> Exercise prompt: All of the data that follows should be retyped exactly, please, except the pictures.

— Start of Provided data —

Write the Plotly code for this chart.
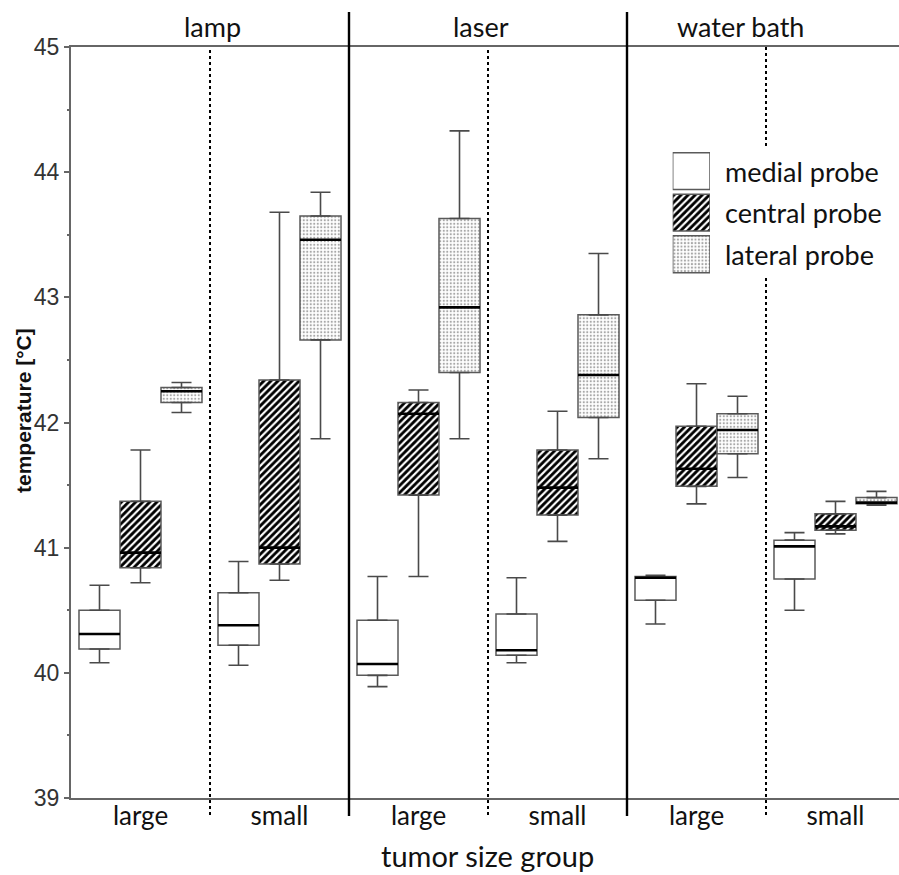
import plotly.graph_objects as go
import numpy as np

# ---------------- data ----------------
methods = ["lamp", "laser", "water bath"]
size_labels = ["large", "small", "large", "small", "large", "small"]
probes = ["medial probe", "central probe", "lateral probe"]

medial_lw  = [40.08, 40.06, 39.89, 40.08, 40.39, 40.50]
medial_q1  = [40.19, 40.22, 39.98, 40.14, 40.58, 40.75]
medial_med = [40.31, 40.38, 40.07, 40.18, 40.76, 41.01]
medial_q3  = [40.50, 40.64, 40.42, 40.47, 40.77, 41.06]
medial_uw  = [40.70, 40.89, 40.77, 40.76, 40.78, 41.12]

central_lw  = [40.72, 40.74, 40.77, 41.05, 41.35, 41.11]
central_q1  = [40.84, 40.87, 41.42, 41.26, 41.49, 41.14]
central_med = [40.96, 41.00, 42.07, 41.48, 41.63, 41.17]
central_q3  = [41.37, 42.34, 42.16, 41.78, 41.97, 41.27]
central_uw  = [41.78, 43.68, 42.26, 42.09, 42.31, 41.37]

lateral_lw  = [42.08, 41.87, 41.87, 41.71, 41.56, 41.34]
lateral_q1  = [42.16, 42.66, 42.40, 42.04, 41.75, 41.35]
lateral_med = [42.25, 43.46, 42.92, 42.38, 41.94, 41.36]
lateral_q3  = [42.28, 43.65, 43.63, 42.86, 42.07, 41.40]
lateral_uw  = [42.32, 43.84, 44.33, 43.35, 42.21, 41.45]

y_ticks = [39, 40, 41, 42, 43, 44, 45]

# ---------------- styles ----------------
W, H = 899, 875
ML, MR, MT, MB = 71, 0, 47, 77
PW, PH = W - ML - MR, H - MT - MB
BOXW = 0.295
OUTLINE = "#5a5a5a"
TXT = "Lato"

patterns = [
    dict(shape="", bgcolor="white", fgcolor="white"),
    dict(shape="/", bgcolor="black", fgcolor="white", size=5, solidity=0.42, fillmode="replace"),
    dict(shape=".", bgcolor="white", fgcolor="#a8a8a8", size=3.5, solidity=0.3, fillmode="replace"),
]
fills = ["white", "black", "white"]

series = [
    (medial_lw, medial_q1, medial_med, medial_q3, medial_uw),
    (central_lw, central_q1, central_med, central_q3, central_uw),
    (lateral_lw, lateral_q1, lateral_med, lateral_q3, lateral_uw),
]

fig = go.Figure()
xc = np.arange(len(size_labels))

for k, (lw, q1, med, q3, uw) in enumerate(series):
    lw, q1, med, q3, uw = map(np.array, (lw, q1, med, q3, uw))
    xs = xc + (k - 1) * BOXW
    # whiskers with caps
    fig.add_trace(go.Scatter(
        x=xs, y=q3, mode="markers", marker=dict(size=1, color="rgba(0,0,0,0)"),
        error_y=dict(type="data", symmetric=False, array=uw - q3, arrayminus=np.zeros(6),
                     color="#4a4a4a", thickness=1.6, width=10),
        showlegend=False, hoverinfo="skip"))
    fig.add_trace(go.Scatter(
        x=xs, y=q1, mode="markers", marker=dict(size=1, color="rgba(0,0,0,0)"),
        error_y=dict(type="data", symmetric=False, array=np.zeros(6), arrayminus=q1 - lw,
                     color="#4a4a4a", thickness=1.6, width=10),
        showlegend=False, hoverinfo="skip"))
    # box body
    fig.add_trace(go.Bar(
        x=xs, y=q3 - q1, base=q1, width=BOXW, name=probes[k],
        marker=dict(color=fills[k], pattern=patterns[k], line=dict(color=OUTLINE, width=1.5)),
        showlegend=False))
    # median
    mx, my = [], []
    for x0, m in zip(xs, med):
        mx += [x0 - BOXW / 2, x0 + BOXW / 2, None]
        my += [m, m, None]
    fig.add_trace(go.Scatter(x=mx, y=my, mode="lines", line=dict(color="black", width=2.6),
                             showlegend=False, hoverinfo="skip"))

# legend swatches on a small helper axis
for k in range(3):
    fig.add_trace(go.Bar(
        x=[1], y=[2 - k], base=[0], orientation="h", width=0.887,
        marker=dict(color=fills[k], pattern=patterns[k], line=dict(color=OUTLINE, width=1.5)),
        xaxis="x2", yaxis="y2", showlegend=False, hoverinfo="skip"))


def px_x(p):
    return (p - ML) / PW


def px_y(p):
    return (H - MB - p) / PH


leg_y = [171, 212.5, 254.5]
annotations = []
for k in range(3):
    annotations.append(dict(text=probes[k], x=px_x(723), y=px_y(leg_y[k]), xref="paper", yref="paper",
                            xanchor="left", yanchor="middle", showarrow=False,
                            font=dict(family=TXT, size=27, color="#111")))
for name, cx in zip(methods, [212, 481, 740]):
    annotations.append(dict(text=name, x=px_x(cx), y=px_y(26), xref="paper", yref="paper",
                            xanchor="center", yanchor="middle", showarrow=False,
                            font=dict(family=TXT, size=27, color="#111")))
annotations.append(dict(text="tumor size group", x=px_x(487), y=px_y(855), xref="paper", yref="paper",
                        xanchor="center", yanchor="middle", showarrow=False,
                        font=dict(family=TXT, size=29, color="#111")))
annotations.append(dict(text="<b>temperature [°C]</b>", x=px_x(23), y=px_y(411), xref="paper", yref="paper",
                        xanchor="center", yanchor="middle", showarrow=False, textangle=-90,
                        font=dict(family="Liberation Sans", size=21, color="#111")))

shapes = []
for xv in [1.5, 3.5]:
    shapes.append(dict(type="line", xref="x", yref="paper", x0=xv, x1=xv,
                       y0=px_y(816), y1=px_y(12), line=dict(color="black", width=2.4)))
for xv in [0.5, 2.5]:
    shapes.append(dict(type="line", xref="x", yref="paper", x0=xv, x1=xv,
                       y0=px_y(815), y1=1.0, line=dict(color="black", width=2, dash="dot")))
shapes.append(dict(type="line", xref="x", yref="paper", x0=4.5, x1=4.5,
                   y0=px_y(815), y1=px_y(278), line=dict(color="black", width=2, dash="dot")))
shapes.append(dict(type="line", xref="x", yref="paper", x0=4.5, x1=4.5,
                   y0=px_y(146), y1=1.0, line=dict(color="black", width=2, dash="dot")))

fig.update_layout(
    width=W, height=H,
    margin=dict(l=ML, r=MR, t=MT, b=MB),
    paper_bgcolor="white", plot_bgcolor="white",
    barmode="overlay",
    showlegend=False,
    annotations=annotations,
    shapes=shapes,
    xaxis=dict(range=[-0.5, -0.5 + PW / 139.0], tickvals=list(xc), ticktext=size_labels,
               showgrid=False, zeroline=False, showline=True, mirror=True,
               linecolor="#666", linewidth=2, ticks="", ticklabelstandoff=-6,
               tickfont=dict(family=TXT, size=26, color="#111")),
    yaxis=dict(range=[39, 45], tickvals=y_ticks, showgrid=False, zeroline=False,
               showline=True, linecolor="#666", linewidth=2,
               ticks="outside", ticklen=5, tickcolor="#666", tickwidth=1.5,
               minor=dict(dtick=0.5, ticks="outside", ticklen=2, tickcolor="#666"),
               tickfont=dict(family="Liberation Sans", size=23, color="#333")),
    xaxis2=dict(domain=[px_x(672.7), px_x(710)], range=[0, 1], visible=False, anchor="y2"),
    yaxis2=dict(domain=[px_y(275), px_y(150.3)], range=[-0.5, 2.5], visible=False, anchor="x2"),
)

fig.write_html("out.html")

— End of Provided data —

> Response to this task:
Write the Plotly code for this chart.
import plotly.graph_objects as go
import numpy as np

# ---------------- data ----------------
methods = ["lamp", "laser", "water bath"]
size_labels = ["large", "small", "large", "small", "large", "small"]
probes = ["medial probe", "central probe", "lateral probe"]

medial_lw  = [40.08, 40.06, 39.89, 40.08, 40.39, 40.50]
medial_q1  = [40.19, 40.22, 39.98, 40.14, 40.58, 40.75]
medial_med = [40.31, 40.38, 40.07, 40.18, 40.76, 41.01]
medial_q3  = [40.50, 40.64, 40.42, 40.47, 40.77, 41.06]
medial_uw  = [40.70, 40.89, 40.77, 40.76, 40.78, 41.12]

central_lw  = [40.72, 40.74, 40.77, 41.05, 41.35, 41.11]
central_q1  = [40.84, 40.87, 41.42, 41.26, 41.49, 41.14]
central_med = [40.96, 41.00, 42.07, 41.48, 41.63, 41.17]
central_q3  = [41.37, 42.34, 42.16, 41.78, 41.97, 41.27]
central_uw  = [41.78, 43.68, 42.26, 42.09, 42.31, 41.37]

lateral_lw  = [42.08, 41.87, 41.87, 41.71, 41.56, 41.34]
lateral_q1  = [42.16, 42.66, 42.40, 42.04, 41.75, 41.35]
lateral_med = [42.25, 43.46, 42.92, 42.38, 41.94, 41.36]
lateral_q3  = [42.28, 43.65, 43.63, 42.86, 42.07, 41.40]
lateral_uw  = [42.32, 43.84, 44.33, 43.35, 42.21, 41.45]

y_ticks = [39, 40, 41, 42, 43, 44, 45]

# ---------------- styles ----------------
W, H = 899, 875
ML, MR, MT, MB = 71, 0, 47, 77
PW, PH = W - ML - MR, H - MT - MB
BOXW = 0.295
OUTLINE = "#5a5a5a"
TXT = "Lato"

patterns = [
    dict(shape="", bgcolor="white", fgcolor="white"),
    dict(shape="/", bgcolor="black", fgcolor="white", size=5, solidity=0.42, fillmode="replace"),
    dict(shape=".", bgcolor="white", fgcolor="#a8a8a8", size=3.5, solidity=0.3, fillmode="replace"),
]
fills = ["white", "black", "white"]

series = [
    (medial_lw, medial_q1, medial_med, medial_q3, medial_uw),
    (central_lw, central_q1, central_med, central_q3, central_uw),
    (lateral_lw, lateral_q1, lateral_med, lateral_q3, lateral_uw),
]

fig = go.Figure()
xc = np.arange(len(size_labels))

for k, (lw, q1, med, q3, uw) in enumerate(series):
    lw, q1, med, q3, uw = map(np.array, (lw, q1, med, q3, uw))
    xs = xc + (k - 1) * BOXW
    # whiskers with caps
    fig.add_trace(go.Scatter(
        x=xs, y=q3, mode="markers", marker=dict(size=1, color="rgba(0,0,0,0)"),
        error_y=dict(type="data", symmetric=False, array=uw - q3, arrayminus=np.zeros(6),
                     color="#4a4a4a", thickness=1.6, width=10),
        showlegend=False, hoverinfo="skip"))
    fig.add_trace(go.Scatter(
        x=xs, y=q1, mode="markers", marker=dict(size=1, color="rgba(0,0,0,0)"),
        error_y=dict(type="data", symmetric=False, array=np.zeros(6), arrayminus=q1 - lw,
                     color="#4a4a4a", thickness=1.6, width=10),
        showlegend=False, hoverinfo="skip"))
    # box body
    fig.add_trace(go.Bar(
        x=xs, y=q3 - q1, base=q1, width=BOXW, name=probes[k],
        marker=dict(color=fills[k], pattern=patterns[k], line=dict(color=OUTLINE, width=1.5)),
        showlegend=False))
    # median
    mx, my = [], []
    for x0, m in zip(xs, med):
        mx += [x0 - BOXW / 2, x0 + BOXW / 2, None]
        my += [m, m, None]
    fig.add_trace(go.Scatter(x=mx, y=my, mode="lines", line=dict(color="black", width=2.6),
                             showlegend=False, hoverinfo="skip"))

# legend swatches on a small helper axis
for k in range(3):
    fig.add_trace(go.Bar(
        x=[1], y=[2 - k], base=[0], orientation="h", width=0.887,
        marker=dict(color=fills[k], pattern=patterns[k], line=dict(color=OUTLINE, width=1.5)),
        xaxis="x2", yaxis="y2", showlegend=False, hoverinfo="skip"))


def px_x(p):
    return (p - ML) / PW


def px_y(p):
    return (H - MB - p) / PH


leg_y = [171, 212.5, 254.5]
annotations = []
for k in range(3):
    annotations.append(dict(text=probes[k], x=px_x(723), y=px_y(leg_y[k]), xref="paper", yref="paper",
                            xanchor="left", yanchor="middle", showarrow=False,
                            font=dict(family=TXT, size=27, color="#111")))
for name, cx in zip(methods, [212, 481, 740]):
    annotations.append(dict(text=name, x=px_x(cx), y=px_y(26), xref="paper", yref="paper",
                            xanchor="center", yanchor="middle", showarrow=False,
                            font=dict(family=TXT, size=27, color="#111")))
annotations.append(dict(text="tumor size group", x=px_x(487), y=px_y(855), xref="paper", yref="paper",
                        xanchor="center", yanchor="middle", showarrow=False,
                        font=dict(family=TXT, size=29, color="#111")))
annotations.append(dict(text="<b>temperature [°C]</b>", x=px_x(23), y=px_y(411), xref="paper", yref="paper",
                        xanchor="center", yanchor="middle", showarrow=False, textangle=-90,
                        font=dict(family="Liberation Sans", size=21, color="#111")))

shapes = []
for xv in [1.5, 3.5]:
    shapes.append(dict(type="line", xref="x", yref="paper", x0=xv, x1=xv,
                       y0=px_y(816), y1=px_y(12), line=dict(color="black", width=2.4)))
for xv in [0.5, 2.5]:
    shapes.append(dict(type="line", xref="x", yref="paper", x0=xv, x1=xv,
                       y0=px_y(815), y1=1.0, line=dict(color="black", width=2, dash="dot")))
shapes.append(dict(type="line", xref="x", yref="paper", x0=4.5, x1=4.5,
                   y0=px_y(815), y1=px_y(278), line=dict(color="black", width=2, dash="dot")))
shapes.append(dict(type="line", xref="x", yref="paper", x0=4.5, x1=4.5,
                   y0=px_y(146), y1=1.0, line=dict(color="black", width=2, dash="dot")))

fig.update_layout(
    width=W, height=H,
    margin=dict(l=ML, r=MR, t=MT, b=MB),
    paper_bgcolor="white", plot_bgcolor="white",
    barmode="overlay",
    showlegend=False,
    annotations=annotations,
    shapes=shapes,
    xaxis=dict(range=[-0.5, -0.5 + PW / 139.0], tickvals=list(xc), ticktext=size_labels,
               showgrid=False, zeroline=False, showline=True, mirror=True,
               linecolor="#666", linewidth=2, ticks="", ticklabelstandoff=-6,
               tickfont=dict(family=TXT, size=26, color="#111")),
    yaxis=dict(range=[39, 45], tickvals=y_ticks, showgrid=False, zeroline=False,
               showline=True, linecolor="#666", linewidth=2,
               ticks="outside", ticklen=5, tickcolor="#666", tickwidth=1.5,
               minor=dict(dtick=0.5, ticks="outside", ticklen=2, tickcolor="#666"),
               tickfont=dict(family="Liberation Sans", size=23, color="#333")),
    xaxis2=dict(domain=[px_x(672.7), px_x(710)], range=[0, 1], visible=False, anchor="y2"),
    yaxis2=dict(domain=[px_y(275), px_y(150.3)], range=[-0.5, 2.5], visible=False, anchor="x2"),
)

fig.write_html("out.html")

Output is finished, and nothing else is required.